### What to produce
Can you write out all the lines word for word, with no pictures?

### Material
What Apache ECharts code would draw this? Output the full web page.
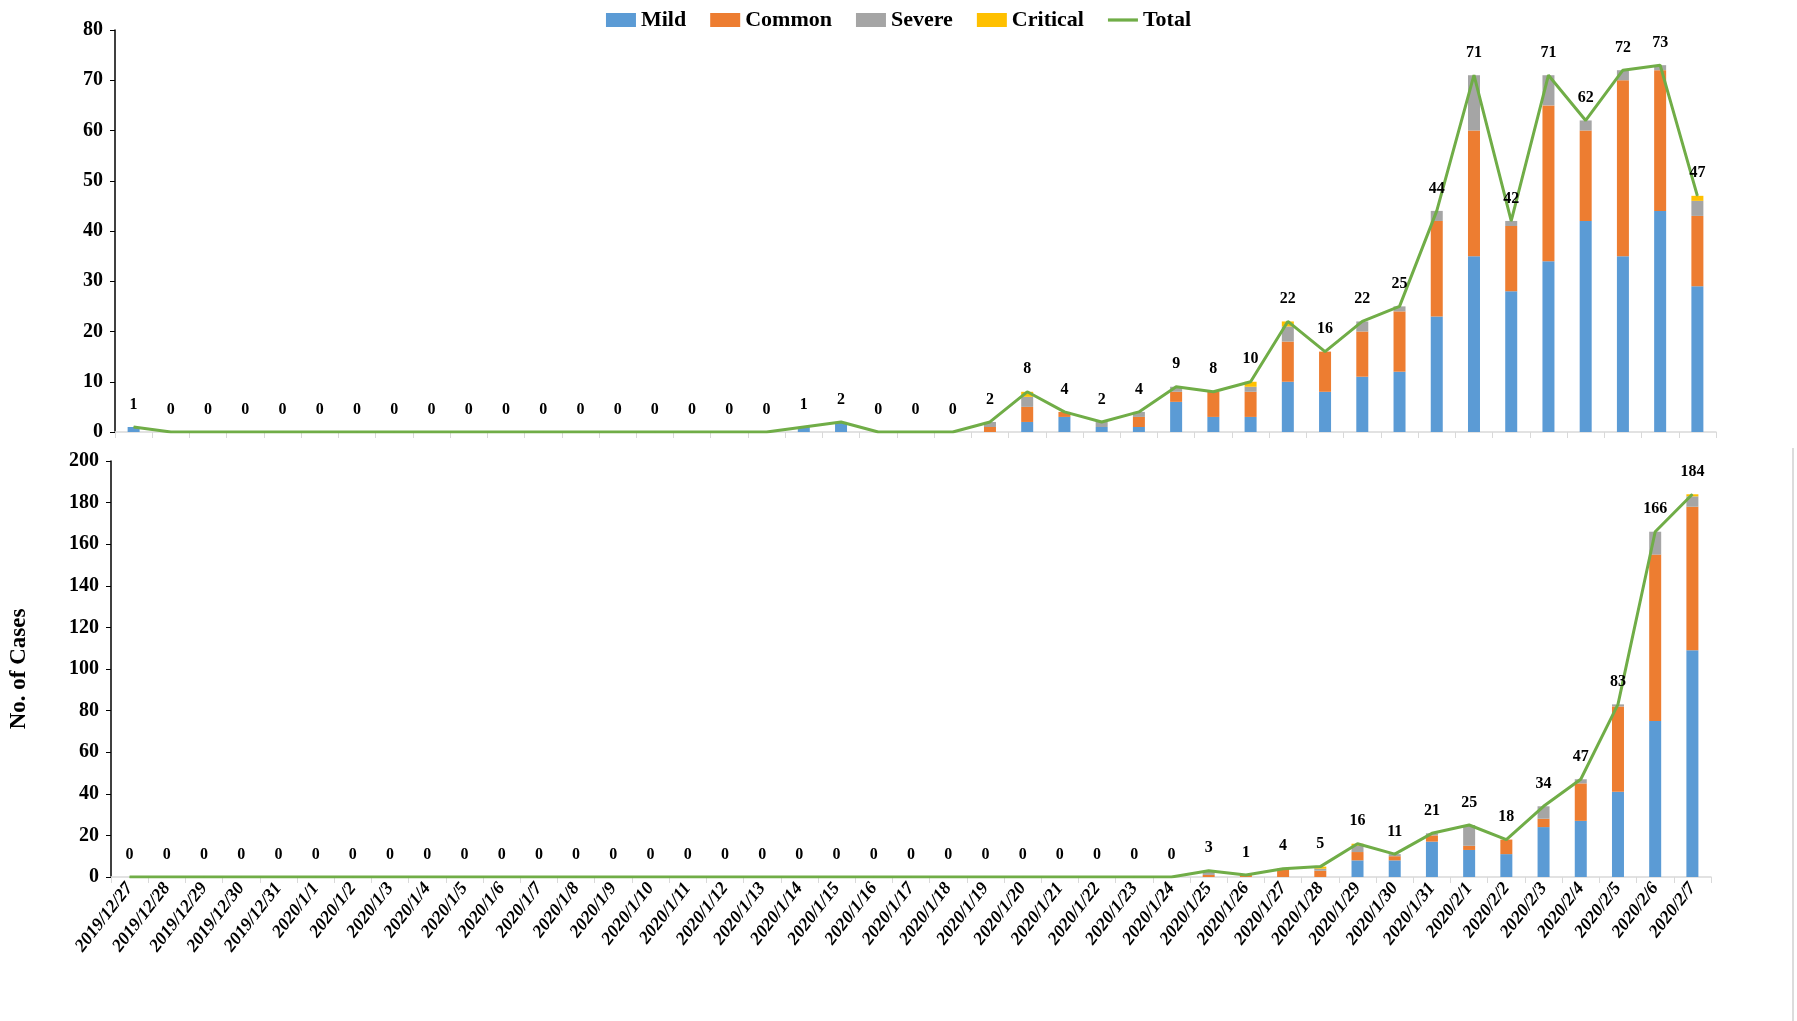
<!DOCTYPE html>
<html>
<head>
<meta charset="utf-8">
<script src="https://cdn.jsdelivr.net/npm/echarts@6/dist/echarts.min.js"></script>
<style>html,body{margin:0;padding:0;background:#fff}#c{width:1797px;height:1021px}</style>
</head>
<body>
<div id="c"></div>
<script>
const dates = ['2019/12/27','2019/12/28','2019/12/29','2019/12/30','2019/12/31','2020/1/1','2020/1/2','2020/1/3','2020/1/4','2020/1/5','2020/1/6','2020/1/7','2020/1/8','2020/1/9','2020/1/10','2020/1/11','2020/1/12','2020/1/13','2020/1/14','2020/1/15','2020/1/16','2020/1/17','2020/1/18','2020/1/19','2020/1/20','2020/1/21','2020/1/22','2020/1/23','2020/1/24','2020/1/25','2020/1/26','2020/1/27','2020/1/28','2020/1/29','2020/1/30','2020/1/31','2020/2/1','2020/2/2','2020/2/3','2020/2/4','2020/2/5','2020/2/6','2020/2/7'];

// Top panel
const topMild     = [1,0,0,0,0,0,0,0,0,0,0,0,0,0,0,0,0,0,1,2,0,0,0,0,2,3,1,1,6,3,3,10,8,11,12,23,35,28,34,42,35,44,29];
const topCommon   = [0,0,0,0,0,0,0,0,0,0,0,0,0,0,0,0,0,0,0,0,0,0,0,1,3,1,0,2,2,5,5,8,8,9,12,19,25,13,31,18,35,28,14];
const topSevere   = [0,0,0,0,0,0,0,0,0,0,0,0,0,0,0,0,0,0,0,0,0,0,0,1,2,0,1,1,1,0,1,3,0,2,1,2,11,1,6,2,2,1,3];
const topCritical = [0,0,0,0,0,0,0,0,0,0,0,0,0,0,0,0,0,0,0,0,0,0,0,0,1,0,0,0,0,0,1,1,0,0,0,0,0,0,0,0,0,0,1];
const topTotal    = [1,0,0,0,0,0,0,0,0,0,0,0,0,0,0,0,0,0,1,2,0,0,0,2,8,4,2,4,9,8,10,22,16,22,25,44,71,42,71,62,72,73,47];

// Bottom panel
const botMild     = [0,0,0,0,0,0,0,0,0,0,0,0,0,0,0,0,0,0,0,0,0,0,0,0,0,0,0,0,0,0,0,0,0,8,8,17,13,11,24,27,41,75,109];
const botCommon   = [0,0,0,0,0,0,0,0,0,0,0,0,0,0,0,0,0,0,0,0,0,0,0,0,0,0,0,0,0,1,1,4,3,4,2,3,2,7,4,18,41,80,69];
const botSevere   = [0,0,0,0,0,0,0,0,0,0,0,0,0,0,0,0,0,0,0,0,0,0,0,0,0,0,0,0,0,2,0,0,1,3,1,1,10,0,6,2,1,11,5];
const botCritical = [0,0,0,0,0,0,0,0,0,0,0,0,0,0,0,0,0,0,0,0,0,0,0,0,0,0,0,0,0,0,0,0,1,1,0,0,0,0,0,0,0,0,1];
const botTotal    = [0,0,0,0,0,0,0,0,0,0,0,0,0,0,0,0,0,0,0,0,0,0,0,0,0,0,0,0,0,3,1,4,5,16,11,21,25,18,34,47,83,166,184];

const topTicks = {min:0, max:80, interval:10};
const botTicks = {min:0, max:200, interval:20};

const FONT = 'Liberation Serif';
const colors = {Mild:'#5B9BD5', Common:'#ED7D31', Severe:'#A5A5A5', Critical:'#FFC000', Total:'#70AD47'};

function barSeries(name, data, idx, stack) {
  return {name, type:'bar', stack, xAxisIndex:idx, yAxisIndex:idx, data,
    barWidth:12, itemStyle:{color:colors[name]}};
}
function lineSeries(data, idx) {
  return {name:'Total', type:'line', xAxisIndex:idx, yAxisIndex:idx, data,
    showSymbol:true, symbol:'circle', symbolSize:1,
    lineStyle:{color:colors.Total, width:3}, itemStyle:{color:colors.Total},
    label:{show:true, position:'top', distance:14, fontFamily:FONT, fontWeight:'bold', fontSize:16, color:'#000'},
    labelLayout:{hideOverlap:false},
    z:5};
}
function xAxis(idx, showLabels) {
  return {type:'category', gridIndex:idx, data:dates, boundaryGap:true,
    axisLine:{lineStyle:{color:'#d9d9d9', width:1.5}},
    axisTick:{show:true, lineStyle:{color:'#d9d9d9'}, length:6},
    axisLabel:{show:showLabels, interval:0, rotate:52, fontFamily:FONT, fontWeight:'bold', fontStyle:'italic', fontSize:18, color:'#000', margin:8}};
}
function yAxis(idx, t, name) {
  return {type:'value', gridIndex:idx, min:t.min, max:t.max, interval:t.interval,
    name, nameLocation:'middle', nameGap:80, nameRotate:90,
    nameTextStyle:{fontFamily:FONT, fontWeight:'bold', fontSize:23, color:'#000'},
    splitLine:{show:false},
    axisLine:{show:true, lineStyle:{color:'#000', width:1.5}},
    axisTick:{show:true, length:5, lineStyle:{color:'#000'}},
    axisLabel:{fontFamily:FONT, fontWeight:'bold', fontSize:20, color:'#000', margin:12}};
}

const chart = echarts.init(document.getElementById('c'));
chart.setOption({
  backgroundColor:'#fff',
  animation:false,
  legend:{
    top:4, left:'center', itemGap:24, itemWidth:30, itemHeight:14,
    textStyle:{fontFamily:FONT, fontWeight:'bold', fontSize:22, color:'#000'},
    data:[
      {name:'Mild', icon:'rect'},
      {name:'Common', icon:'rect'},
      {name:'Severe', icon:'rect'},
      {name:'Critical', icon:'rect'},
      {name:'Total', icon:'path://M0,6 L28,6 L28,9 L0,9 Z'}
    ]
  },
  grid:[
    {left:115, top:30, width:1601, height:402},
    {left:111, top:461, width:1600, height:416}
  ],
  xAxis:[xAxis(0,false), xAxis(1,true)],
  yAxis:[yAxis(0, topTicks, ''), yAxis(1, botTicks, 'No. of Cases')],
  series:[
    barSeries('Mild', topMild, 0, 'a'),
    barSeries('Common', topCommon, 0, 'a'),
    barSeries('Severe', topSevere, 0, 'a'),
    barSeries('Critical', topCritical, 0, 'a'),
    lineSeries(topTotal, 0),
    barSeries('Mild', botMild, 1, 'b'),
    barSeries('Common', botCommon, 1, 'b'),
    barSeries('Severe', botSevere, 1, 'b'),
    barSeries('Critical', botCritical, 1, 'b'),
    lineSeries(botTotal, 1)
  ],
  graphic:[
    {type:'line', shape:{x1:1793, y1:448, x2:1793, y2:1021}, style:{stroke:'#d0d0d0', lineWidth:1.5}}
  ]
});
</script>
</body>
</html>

### Worked solution
What Apache ECharts code would draw this? Output the full web page.
<!DOCTYPE html>
<html>
<head>
<meta charset="utf-8">
<script src="https://cdn.jsdelivr.net/npm/echarts@6/dist/echarts.min.js"></script>
<style>html,body{margin:0;padding:0;background:#fff}#c{width:1797px;height:1021px}</style>
</head>
<body>
<div id="c"></div>
<script>
const dates = ['2019/12/27','2019/12/28','2019/12/29','2019/12/30','2019/12/31','2020/1/1','2020/1/2','2020/1/3','2020/1/4','2020/1/5','2020/1/6','2020/1/7','2020/1/8','2020/1/9','2020/1/10','2020/1/11','2020/1/12','2020/1/13','2020/1/14','2020/1/15','2020/1/16','2020/1/17','2020/1/18','2020/1/19','2020/1/20','2020/1/21','2020/1/22','2020/1/23','2020/1/24','2020/1/25','2020/1/26','2020/1/27','2020/1/28','2020/1/29','2020/1/30','2020/1/31','2020/2/1','2020/2/2','2020/2/3','2020/2/4','2020/2/5','2020/2/6','2020/2/7'];

// Top panel
const topMild     = [1,0,0,0,0,0,0,0,0,0,0,0,0,0,0,0,0,0,1,2,0,0,0,0,2,3,1,1,6,3,3,10,8,11,12,23,35,28,34,42,35,44,29];
const topCommon   = [0,0,0,0,0,0,0,0,0,0,0,0,0,0,0,0,0,0,0,0,0,0,0,1,3,1,0,2,2,5,5,8,8,9,12,19,25,13,31,18,35,28,14];
const topSevere   = [0,0,0,0,0,0,0,0,0,0,0,0,0,0,0,0,0,0,0,0,0,0,0,1,2,0,1,1,1,0,1,3,0,2,1,2,11,1,6,2,2,1,3];
const topCritical = [0,0,0,0,0,0,0,0,0,0,0,0,0,0,0,0,0,0,0,0,0,0,0,0,1,0,0,0,0,0,1,1,0,0,0,0,0,0,0,0,0,0,1];
const topTotal    = [1,0,0,0,0,0,0,0,0,0,0,0,0,0,0,0,0,0,1,2,0,0,0,2,8,4,2,4,9,8,10,22,16,22,25,44,71,42,71,62,72,73,47];

// Bottom panel
const botMild     = [0,0,0,0,0,0,0,0,0,0,0,0,0,0,0,0,0,0,0,0,0,0,0,0,0,0,0,0,0,0,0,0,0,8,8,17,13,11,24,27,41,75,109];
const botCommon   = [0,0,0,0,0,0,0,0,0,0,0,0,0,0,0,0,0,0,0,0,0,0,0,0,0,0,0,0,0,1,1,4,3,4,2,3,2,7,4,18,41,80,69];
const botSevere   = [0,0,0,0,0,0,0,0,0,0,0,0,0,0,0,0,0,0,0,0,0,0,0,0,0,0,0,0,0,2,0,0,1,3,1,1,10,0,6,2,1,11,5];
const botCritical = [0,0,0,0,0,0,0,0,0,0,0,0,0,0,0,0,0,0,0,0,0,0,0,0,0,0,0,0,0,0,0,0,1,1,0,0,0,0,0,0,0,0,1];
const botTotal    = [0,0,0,0,0,0,0,0,0,0,0,0,0,0,0,0,0,0,0,0,0,0,0,0,0,0,0,0,0,3,1,4,5,16,11,21,25,18,34,47,83,166,184];

const topTicks = {min:0, max:80, interval:10};
const botTicks = {min:0, max:200, interval:20};

const FONT = 'Liberation Serif';
const colors = {Mild:'#5B9BD5', Common:'#ED7D31', Severe:'#A5A5A5', Critical:'#FFC000', Total:'#70AD47'};

function barSeries(name, data, idx, stack) {
  return {name, type:'bar', stack, xAxisIndex:idx, yAxisIndex:idx, data,
    barWidth:12, itemStyle:{color:colors[name]}};
}
function lineSeries(data, idx) {
  return {name:'Total', type:'line', xAxisIndex:idx, yAxisIndex:idx, data,
    showSymbol:true, symbol:'circle', symbolSize:1,
    lineStyle:{color:colors.Total, width:3}, itemStyle:{color:colors.Total},
    label:{show:true, position:'top', distance:14, fontFamily:FONT, fontWeight:'bold', fontSize:16, color:'#000'},
    labelLayout:{hideOverlap:false},
    z:5};
}
function xAxis(idx, showLabels) {
  return {type:'category', gridIndex:idx, data:dates, boundaryGap:true,
    axisLine:{lineStyle:{color:'#d9d9d9', width:1.5}},
    axisTick:{show:true, lineStyle:{color:'#d9d9d9'}, length:6},
    axisLabel:{show:showLabels, interval:0, rotate:52, fontFamily:FONT, fontWeight:'bold', fontStyle:'italic', fontSize:18, color:'#000', margin:8}};
}
function yAxis(idx, t, name) {
  return {type:'value', gridIndex:idx, min:t.min, max:t.max, interval:t.interval,
    name, nameLocation:'middle', nameGap:80, nameRotate:90,
    nameTextStyle:{fontFamily:FONT, fontWeight:'bold', fontSize:23, color:'#000'},
    splitLine:{show:false},
    axisLine:{show:true, lineStyle:{color:'#000', width:1.5}},
    axisTick:{show:true, length:5, lineStyle:{color:'#000'}},
    axisLabel:{fontFamily:FONT, fontWeight:'bold', fontSize:20, color:'#000', margin:12}};
}

const chart = echarts.init(document.getElementById('c'));
chart.setOption({
  backgroundColor:'#fff',
  animation:false,
  legend:{
    top:4, left:'center', itemGap:24, itemWidth:30, itemHeight:14,
    textStyle:{fontFamily:FONT, fontWeight:'bold', fontSize:22, color:'#000'},
    data:[
      {name:'Mild', icon:'rect'},
      {name:'Common', icon:'rect'},
      {name:'Severe', icon:'rect'},
      {name:'Critical', icon:'rect'},
      {name:'Total', icon:'path://M0,6 L28,6 L28,9 L0,9 Z'}
    ]
  },
  grid:[
    {left:115, top:30, width:1601, height:402},
    {left:111, top:461, width:1600, height:416}
  ],
  xAxis:[xAxis(0,false), xAxis(1,true)],
  yAxis:[yAxis(0, topTicks, ''), yAxis(1, botTicks, 'No. of Cases')],
  series:[
    barSeries('Mild', topMild, 0, 'a'),
    barSeries('Common', topCommon, 0, 'a'),
    barSeries('Severe', topSevere, 0, 'a'),
    barSeries('Critical', topCritical, 0, 'a'),
    lineSeries(topTotal, 0),
    barSeries('Mild', botMild, 1, 'b'),
    barSeries('Common', botCommon, 1, 'b'),
    barSeries('Severe', botSevere, 1, 'b'),
    barSeries('Critical', botCritical, 1, 'b'),
    lineSeries(botTotal, 1)
  ],
  graphic:[
    {type:'line', shape:{x1:1793, y1:448, x2:1793, y2:1021}, style:{stroke:'#d0d0d0', lineWidth:1.5}}
  ]
});
</script>
</body>
</html>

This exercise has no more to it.